* [Given material]:
☆ ☆ ☆ ☆ ☆ ☆ ☆

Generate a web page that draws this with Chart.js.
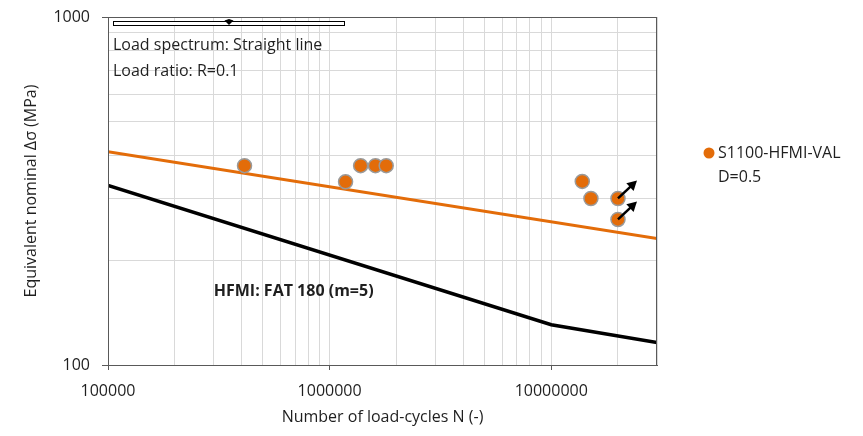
<!DOCTYPE html>
<html>
<head>
<meta charset="utf-8">
<script src="https://cdn.jsdelivr.net/npm/chart.js@4/dist/chart.umd.min.js"></script>
<style>
  html, body { margin: 0; padding: 0; background: #fff; }
  #wrap { width: 863px; height: 436px; }
</style>
</head>
<body>
<div id="wrap"><canvas id="chart" width="863" height="436"></canvas></div>
<script>
// test results S1100-HFMI-VAL, D=0.5
const testN = [413000, 1180000, 1380000, 1610000, 1800000, 13800000, 15100000, 20000000, 20000000];
const testS = [374, 336, 374, 374, 374, 337, 301, 301, 262];
// run-outs (drawn with arrows)
const runoutN = [20000000, 20000000];
const runoutS = [301, 262];

// orange fit line
const fitN = [100000, 30000000];
const fitS = [410, 231];

// HFMI FAT 180 design curve
const fatN = [100000, 10000000, 30000000];
const fatS = [328, 130.5, 116];

// axis ticks
const xTickValues = [100000, 200000, 300000, 400000, 500000, 600000, 700000, 800000, 900000,
  1000000, 2000000, 3000000, 4000000, 5000000, 6000000, 7000000, 8000000, 9000000,
  10000000, 20000000, 30000000];
const xTickLabels = [100000, 1000000, 10000000];
const yTickValues = [100, 200, 300, 400, 500, 600, 700, 800, 900, 1000];
const yTickLabels = [100, 1000];

const ORANGE = "#E36C09";
const FONT = "'Open Sans', 'Liberation Sans', sans-serif";
const TEXT = "#1f1f1f";
const AXIS = "#595959";

const toXY = (xs, ys) => xs.map((x, i) => ({ x, y: ys[i] }));

const overlay = {
  id: "overlay",
  afterDatasetsDraw(chart) {
    const { ctx, chartArea, scales } = chart;
    const { left, top, right, bottom } = chartArea;
    ctx.save();

    // plot frame
    ctx.strokeStyle = AXIS;
    ctx.lineWidth = 1;
    ctx.strokeRect(left + 0.5, top + 0.5, right - left - 1, bottom - top);

    // run-out arrows
    ctx.strokeStyle = "#000";
    ctx.fillStyle = "#000";
    ctx.lineWidth = 2.5;
    runoutN.forEach((n, i) => {
      const x0 = scales.x.getPixelForValue(n);
      const y0 = scales.y.getPixelForValue(runoutS[i]);
      const x1 = x0 + 19;
      const y1 = y0 - 18;
      const ang = Math.atan2(y1 - y0, x1 - x0);
      ctx.beginPath();
      ctx.moveTo(x0, y0);
      ctx.lineTo(x1 - 6 * Math.cos(ang), y1 - 6 * Math.sin(ang));
      ctx.stroke();
      ctx.beginPath();
      ctx.moveTo(x1, y1);
      ctx.lineTo(x1 - 11 * Math.cos(ang - 0.5), y1 - 11 * Math.sin(ang - 0.5));
      ctx.lineTo(x1 - 11 * Math.cos(ang + 0.5), y1 - 11 * Math.sin(ang + 0.5));
      ctx.closePath();
      ctx.fill();
    });

    // slider-like bar at top
    ctx.lineWidth = 1;
    ctx.strokeStyle = "#000";
    ctx.fillStyle = "#fff";
    ctx.fillRect(left + 5.5, top + 4.5, 231, 4);
    ctx.strokeRect(left + 5.5, top + 4.5, 231, 4);
    ctx.fillStyle = "#000";
    ctx.beginPath();
    const mx = left + 121, my = top + 5;
    ctx.moveTo(mx - 4.5, my - 1.5);
    ctx.lineTo(mx, my - 3);
    ctx.lineTo(mx + 4.5, my - 1.5);
    ctx.lineTo(mx, my + 3);
    ctx.closePath();
    ctx.fill();

    // annotation text
    ctx.fillStyle = TEXT;
    ctx.textBaseline = "middle";
    ctx.textAlign = "left";
    ctx.font = `16px ${FONT}`;
    ctx.fillText("Load spectrum: Straight line", left + 5, top + 28);
    ctx.fillText("Load ratio: R=0.1", left + 5, top + 54);

    ctx.font = `bold 16px ${FONT}`;
    ctx.fillText("HFMI: FAT 180 (m=5)", scales.x.getPixelForValue(300000), scales.y.getPixelForValue(163));

    // legend
    ctx.fillStyle = ORANGE;
    ctx.beginPath();
    ctx.arc(right + 52, 153, 5.5, 0, Math.PI * 2);
    ctx.fill();
    ctx.fillStyle = TEXT;
    ctx.font = `16px ${FONT}`;
    ctx.fillText("S1100-HFMI-VAL", right + 61, 153);
    ctx.fillText("D=0.5", right + 61, 177);

    ctx.restore();
  },
};

new Chart(document.getElementById("chart"), {
  type: "scatter",
  data: {
    datasets: [
      {
        label: "S1100-HFMI-VAL D=0.5",
        data: toXY(testN, testS),
        backgroundColor: ORANGE,
        borderColor: "#9a9a9a",
        borderWidth: 1.5,
        pointRadius: 7,
        showLine: false,
        order: 0,
      },
      {
        label: "fit",
        data: toXY(fitN, fitS),
        borderColor: ORANGE,
        borderWidth: 3,
        pointRadius: 0,
        showLine: true,
        order: 1,
      },
      {
        label: "HFMI: FAT 180 (m=5)",
        data: toXY(fatN, fatS),
        borderColor: "#000",
        borderWidth: 3.5,
        pointRadius: 0,
        showLine: true,
        order: 2,
      },
    ],
  },
  options: {
    responsive: false,
    animation: false,
    events: [],
    layout: { padding: { top: 17, right: 206, bottom: 0, left: 0 } },
    plugins: {
      legend: { display: false },
      tooltip: { enabled: false },
    },
    scales: {
      x: {
        type: "logarithmic",
        min: 100000,
        max: 30000000,
        afterBuildTicks: (scale) => {
          scale.ticks = xTickValues.map((value) => ({ value }));
        },
        afterFit: (scale) => {
          scale.height = 71;
          scale.paddingLeft = 0;
          scale.paddingRight = 0;
        },
        ticks: {
          autoSkip: false,
          maxRotation: 0,
          padding: 12,
          color: TEXT,
          font: { family: FONT, size: 16 },
          callback: (value) => (xTickLabels.includes(value) ? String(value) : ""),
        },
        grid: {
          color: "#d9d9d9",
          tickLength: 5,
          tickColor: (ctx) => (ctx.tick && xTickLabels.includes(ctx.tick.value) ? AXIS : "rgba(0,0,0,0)"),
        },
        border: { color: AXIS },
        title: {
          display: true,
          text: "Number of load-cycles N (-)",
          color: TEXT,
          font: { family: FONT, size: 16 },
          padding: { top: 0, bottom: 9 },
        },
      },
      y: {
        type: "logarithmic",
        min: 100,
        max: 1000,
        afterBuildTicks: (scale) => {
          scale.ticks = yTickValues.map((value) => ({ value }));
        },
        afterFit: (scale) => {
          scale.width = 108;
          scale.paddingTop = 0;
          scale.paddingBottom = 0;
        },
        ticks: {
          autoSkip: false,
          padding: 12,
          color: TEXT,
          font: { family: FONT, size: 16 },
          callback: (value) => (yTickLabels.includes(value) ? String(value) : ""),
        },
        grid: {
          color: "#d9d9d9",
          tickLength: 6,
          tickColor: (ctx) => (ctx.tick && yTickLabels.includes(ctx.tick.value) ? AXIS : "rgba(0,0,0,0)"),
        },
        border: { color: AXIS },
        title: {
          display: true,
          text: "Equivalent nominal Δσ (MPa)",
          color: TEXT,
          font: { family: FONT, size: 16 },
          padding: { top: 22, bottom: 0 },
        },
      },
    },
  },
  plugins: [overlay],
});
</script>
</body>
</html>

☆ ☆ ☆ ☆ ☆ ☆ ☆

* [Directive]: Each line from the top of the material through the line containing "const fatS = [328, 130.5, 116];" should be reproduced exactly; please drop any images.

* [Response]:
Generate a web page that draws this with Chart.js.
<!DOCTYPE html>
<html>
<head>
<meta charset="utf-8">
<script src="https://cdn.jsdelivr.net/npm/chart.js@4/dist/chart.umd.min.js"></script>
<style>
  html, body { margin: 0; padding: 0; background: #fff; }
  #wrap { width: 863px; height: 436px; }
</style>
</head>
<body>
<div id="wrap"><canvas id="chart" width="863" height="436"></canvas></div>
<script>
// test results S1100-HFMI-VAL, D=0.5
const testN = [413000, 1180000, 1380000, 1610000, 1800000, 13800000, 15100000, 20000000, 20000000];
const testS = [374, 336, 374, 374, 374, 337, 301, 301, 262];
// run-outs (drawn with arrows)
const runoutN = [20000000, 20000000];
const runoutS = [301, 262];

// orange fit line
const fitN = [100000, 30000000];
const fitS = [410, 231];

// HFMI FAT 180 design curve
const fatN = [100000, 10000000, 30000000];
const fatS = [328, 130.5, 116];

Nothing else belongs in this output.